I closed up the truck and went up and took the best hot shower I've had in years (first one in almost a week.) I had first trimmed my beard thoroughly at the mirror over the sink, enjoying my careful grooming while I looked around at the yellowed walls, and even enjoyed the light chlorine smell of the recently washed old concrete floor, and the letters over the urinals. "Do not throw cigarettes in the toilets" had been written in block letters on an earlier coat of paint, and the more recent paint avoided them in a neat rectangle that showed their history. I decided to put all my toiletries and clothes on the shower vestibule bench, which was separate from the shower itself, as apposed to leaving anything at the sink. Showering was great. Zest suds head to toe, several times, then shampoo, which happened to be a For Kids brand in a simple white container I chose because I couldn't stand any of the swoopy shaped bottles and perfumed smells of the typical playing-upon-woman's-insecurities brands.
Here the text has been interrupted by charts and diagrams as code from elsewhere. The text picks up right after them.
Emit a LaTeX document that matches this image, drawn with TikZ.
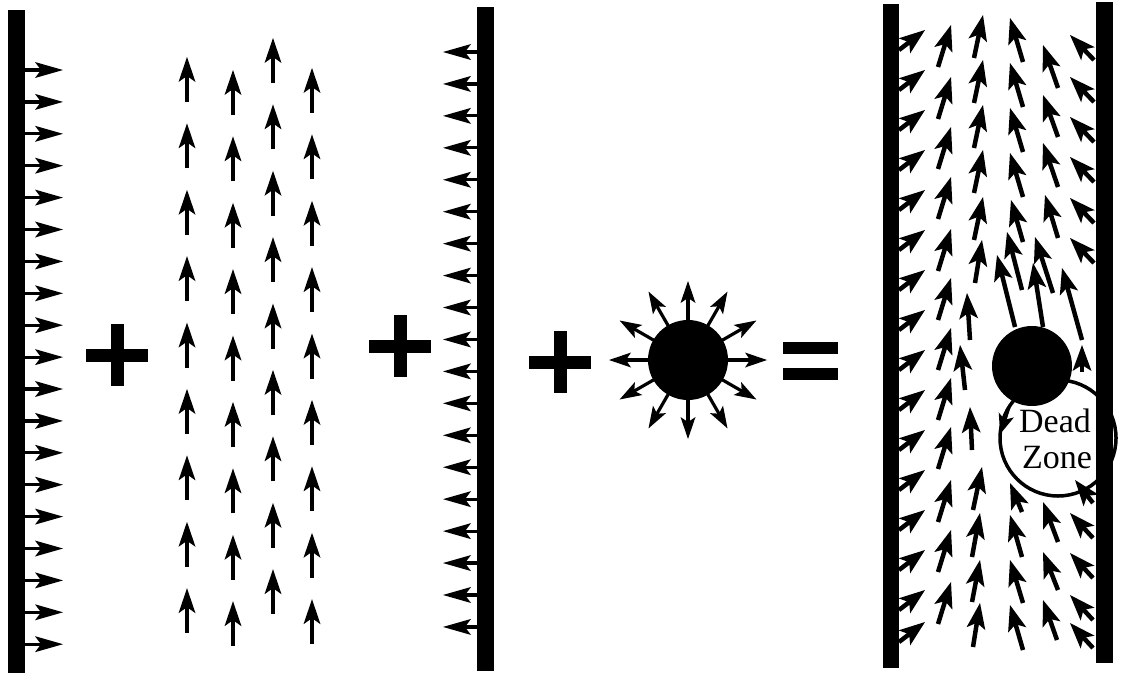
\documentclass[tikz,border=0pt]{standalone}
\usepackage{fontspec}
\setmainfont{Liberation Serif}
\usetikzlibrary{calc}
% #1 line width, #2 head length, #3 half width, #4 inset, #5 tail, #6 tip
\newcommand\myarrow[6]{%
  \draw[line width=#1] (#5) -- ($(#6)!0.5*#2!(#5)$);
  \fill (#6) -- ($(#6)!#2!(#5)!#3!90:(#6)$) -- ($(#6)!#2-#4!(#5)$)
     -- ($(#6)!#2!(#5)!#3!-90:(#6)$) -- cycle;}
\newcommand\harr[2]{\myarrow{3.2pt}{28pt}{8pt}{6pt}{#1}{#2}}
\newcommand\varr[2]{\myarrow{4pt}{25pt}{8.5pt}{6pt}{#1}{#2}}
\newcommand\rarr[2]{\myarrow{3.2pt}{22pt}{7.5pt}{5pt}{#1}{#2}}
\newcommand\farr[2]{\myarrow{4.5pt}{26pt}{9.5pt}{6pt}{#1}{#2}}
\begin{document}
\begin{tikzpicture}[x=1pt,y=-1pt,
  plussign/.pic={\fill (-31,-6.5) rectangle (31,6.5); \fill (-6.5,-31) rectangle (6.5,31);},
  ]
\useasboundingbox (0,0) rectangle (1123,675);
% walls
\fill (8,10) rectangle (25,673);
\fill (477,7) rectangle (494,671);
\fill (883,4) rectangle (899,668);
\fill (1096,2) rectangle (1113,663);
% panel 1
\foreach \i in {0,...,18} {
  \coordinate (t) at (25,{70+31.9*\i}); \coordinate (h) at (63,{70+31.9*\i});
  \harr{t}{h}}
% panel 2
\foreach \x/\tt in {187/57,233/70,273/38,312/68}
  \foreach \k in {0,...,8} {
    \coordinate (t) at (\x,{\tt+66.4*\k+45}); \coordinate (h) at (\x,{\tt+66.4*\k});
    \varr{t}{h}}
% panel 3
\foreach \i in {0,...,18} {
  \coordinate (t) at (477,{52+31.94*\i}); \coordinate (h) at (443,{52+31.94*\i});
  \harr{t}{h}}
% plus signs
\pic at (117,355) {plussign};
\pic at (400,346) {plussign};
\pic at (560,362) {plussign};
% sun
\coordinate (sun) at (688,360);
\fill (sun) circle (40);
\foreach \a in {0,30,...,330} {
  \coordinate (t) at ($(sun)+(\a:36)$); \coordinate (h) at ($(sun)+(\a:79)$);
  \rarr{t}{h}}
% equals
\fill (783,342) rectangle (838,354);
\fill (783,368) rectangle (838,380);
% panel 4 dead zone
\coordinate (dz) at (1058,438);
\draw[line width=3.5pt] (dz) circle (58);
\coordinate (t) at ($(dz)+(212:58)$); \coordinate (h) at ($(dz)+(184:58)$);
\myarrow{3.5pt}{20pt}{8pt}{5pt}{t}{h}
\fill (1032,366) circle (40);
\node[font=\fontsize{34}{36}\selectfont, anchor=base, inner sep=0pt] (dead) at (1055,432) {Dead};
\node[font=\fontsize{34}{36}\selectfont, anchor=base, inner sep=0pt] (zone) at (1057,468) {Zone};
% column A
\foreach \tt in {30,70,110,150,190,230,270,310,350,390,430,470,510,550,590,622} {
  \coordinate (t) at (899,{\tt+20}); \coordinate (h) at (925,\tt);
  \farr{t}{h}}
% column B
\foreach \tt in {25,77,127,177,229,278,328,378,427,480,530,582} {
  \coordinate (t) at (938,{\tt+42}); \coordinate (h) at (951,\tt);
  \farr{t}{h}}
% columns C, D, E and near-obstacle arrows
\foreach \a/\b/\c/\d in {974/58/983/15, 974/103/983/60, 974/148/983/105, 974/193/983/150,
  974/240/983/197, 975/283/982/240, 970/340/967/293, 965/390/960/345, 972/450/970/407,
  973/510/982/467, 972/557/980/513, 972/602/980/560, 973/647/980/603,
  1023/62/1010/18, 1023/107/1010/63, 1023/152/1010/108, 1023/197/1010/153,
  1023/242/1011/200, 1022/290/1007/232, 1015/327/997/255,
  1022/512/1010/483, 1022/557/1010/515, 1023/603/1010/560, 1023/650/1010/605,
  1058/88/1043/45, 1058/137/1043/95, 1058/187/1043/143, 1058/238/1045/195,
  1053/293/1035/237, 1043/327/1033/263,
  1058/542/1043/502, 1058/590/1043/552, 1057/640/1043/600,
  1082/340/1062/268, 1082/372/1082/345, 1093/503/1075/480,
  1093/538/1070/513, 1093/578/1070/553, 1093/620/1070/595, 1093/648/1070/623} {
  \coordinate (t) at (\a,\b); \coordinate (h) at (\c,\d);
  \farr{t}{h}}
% column F
\foreach \tt in {35,77,117,157,198,238} {
  \coordinate (t) at (1094,{\tt+25}); \coordinate (h) at (1070,\tt);
  \farr{t}{h}}
\end{tikzpicture}
\end{document}
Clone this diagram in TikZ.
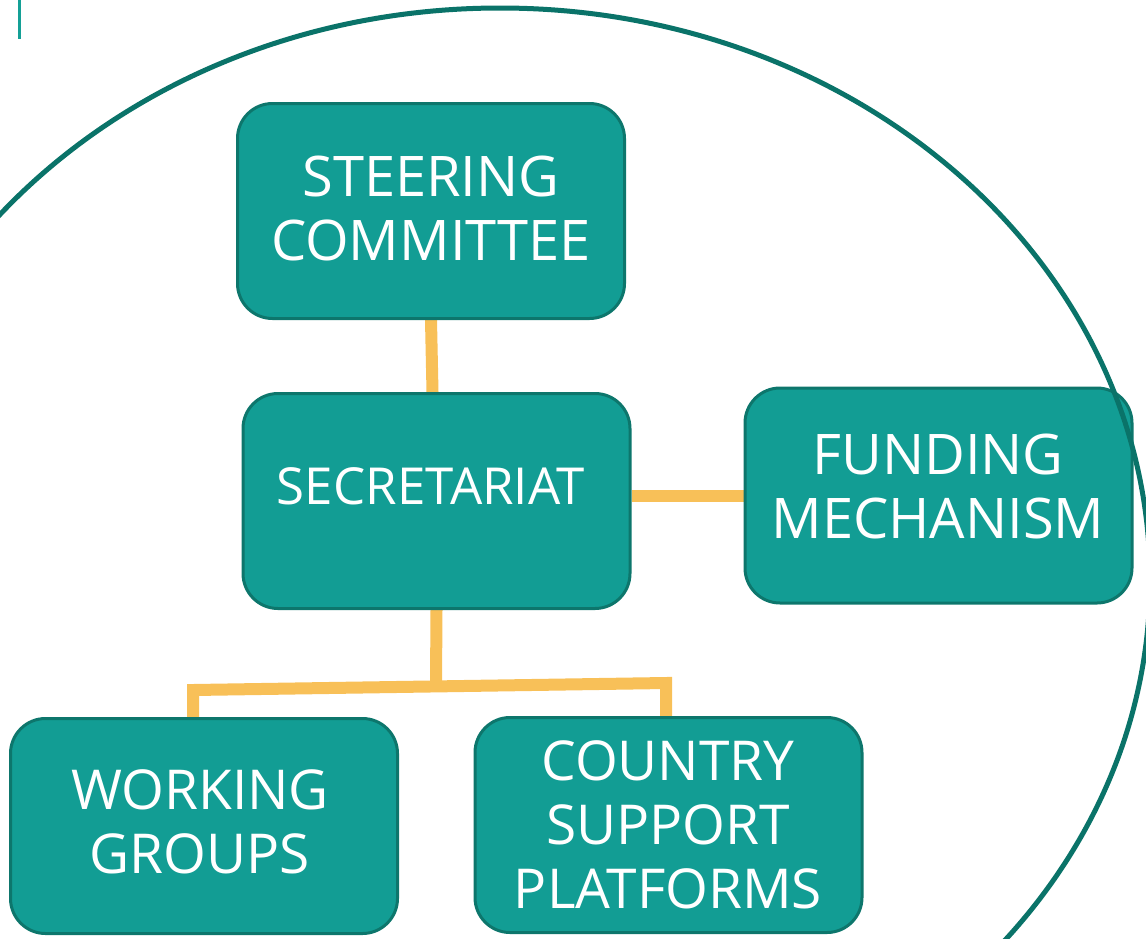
\documentclass[tikz,border=0pt]{standalone}
\usepackage{fontspec}
\setmainfont{Open Sans}
\usetikzlibrary{backgrounds,calc}
\definecolor{boxfill}{HTML}{129D94}
\definecolor{boxline}{HTML}{0D766C}
\definecolor{ringcol}{HTML}{0A7369}
\definecolor{linkcol}{HTML}{F8C058}
\definecolor{tickcol}{HTML}{14A096}
\tikzset{
  orgbox/.style={draw=boxline, line width=3pt, fill=boxfill, rounded corners=35pt,
    minimum width=387pt, minimum height=215pt, inner sep=0pt},
  boxtext/.style={text=white, align=center, inner sep=0pt, anchor=north},
  link/.style={draw=linkcol, line width=12pt, line join=miter}
}
\begin{document}
\begin{tikzpicture}[x=1pt, y=-1pt]
\useasboundingbox (0,0) rectangle (1146,938);
\clip (0,0) rectangle (1146,938);
% small tick at top left
\draw[tickcol, line width=3pt] (19,0) -- (19,39);
% boxes
\node[orgbox] (sc) at (431,211) {};
\node[orgbox] (sec) at (436.5,501) {};
\node[orgbox] (fund) at (938.5,495.5) {};
\node[orgbox] (wg) at (204,826) {};
\node[orgbox] (csp) at (668.5,825) {};
\coordinate (jm) at (436,684);
\coordinate (jl) at (193,690);
\coordinate (jr) at (666,683);
% connectors (behind the boxes)
\begin{scope}[on background layer]
\draw[link] (sc.south) -- ($(sec.north)+(-4,0)$);
\draw[link] (fund.west) -- (fund.west -| sec.east);
\draw[link] (sec.south) -- (jm);
\draw[link] (jl |- wg.north) -- (jl) -- (jr) -- (jr |- csp.north);
\end{scope}
% texts
\node[boxtext, font=\fontsize{56}{63.5}\selectfont] (sct) at (431,156) {STEERING\\COMMITTEE};
\node[boxtext, font=\fontsize{51}{60}\selectfont] (sect) at (431,467) {SECRETARIAT};
\node[boxtext, font=\fontsize{56}{64}\selectfont] (fundt) at (938,434) {FUNDING\\MECHANISM};
\node[boxtext, font=\fontsize{55}{64}\selectfont] (wgt) at (200,769) {WORKING\\GROUPS};
\node[boxtext, font=\fontsize{55}{64}\selectfont] (cspt) at (668,740) {COUNTRY\\SUPPORT\\PLATFORMS};
% big ring
\draw[ringcol, line width=5pt] (500,580) ellipse [x radius=650, y radius=572];
\end{tikzpicture}
\end{document}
Back at the trailer, I discover the electricity doesn't work. Crap. That's my friend Jeff's favorite and only curse word; as foul as he will get. From time to time, I borrow it when a touch of irony is needed in the face of minor adversity. I turn to consider going to do laundry, when I notice an amazing sky above the camp. I wonder about photographing it, hauling out the tripod and good gear... I hear a couple arguing in the next trailer. But this is part of why I am here. I go inside, pick a camera and suitable wide angle lens from my camera store of photo gear, mount it on my carbon fiber tripod, preset as much as I can, and go set up outside in palookaville. Soon, a slender possibly 30ish woman with a pony tail pops out of the trailer with the Christmas lights and saunters by, throwing me a look over her shoulder. "Hi, how'ya doin?" I say OK. "Say, that is a nice sky!" I say "Amazing sky." She says "I'll bet you get lots of nice pictures of it with your nice camera..." and she trails off with some deprecating remark about her own camera while I smile and reply "Well, I'll try." And still in continuous motion since she leapt from her Gerry-rigged trailer stoop, she sprang across the lot to another trailer diagonally opposite. I finished my shot quite comfortably, silently admonishing myself for having assumed that I would be attacked by Hell's Angles the moment I was spotted.
I brought my camera cards, computer, and cell phone to the "rec-room" where I uploaded and edited the day's pictures a bit, and made a few New Years calls. Then, back in the bus, I had dinner; cod (from Krogers, cooked), tomatoes, broccoli, and beer.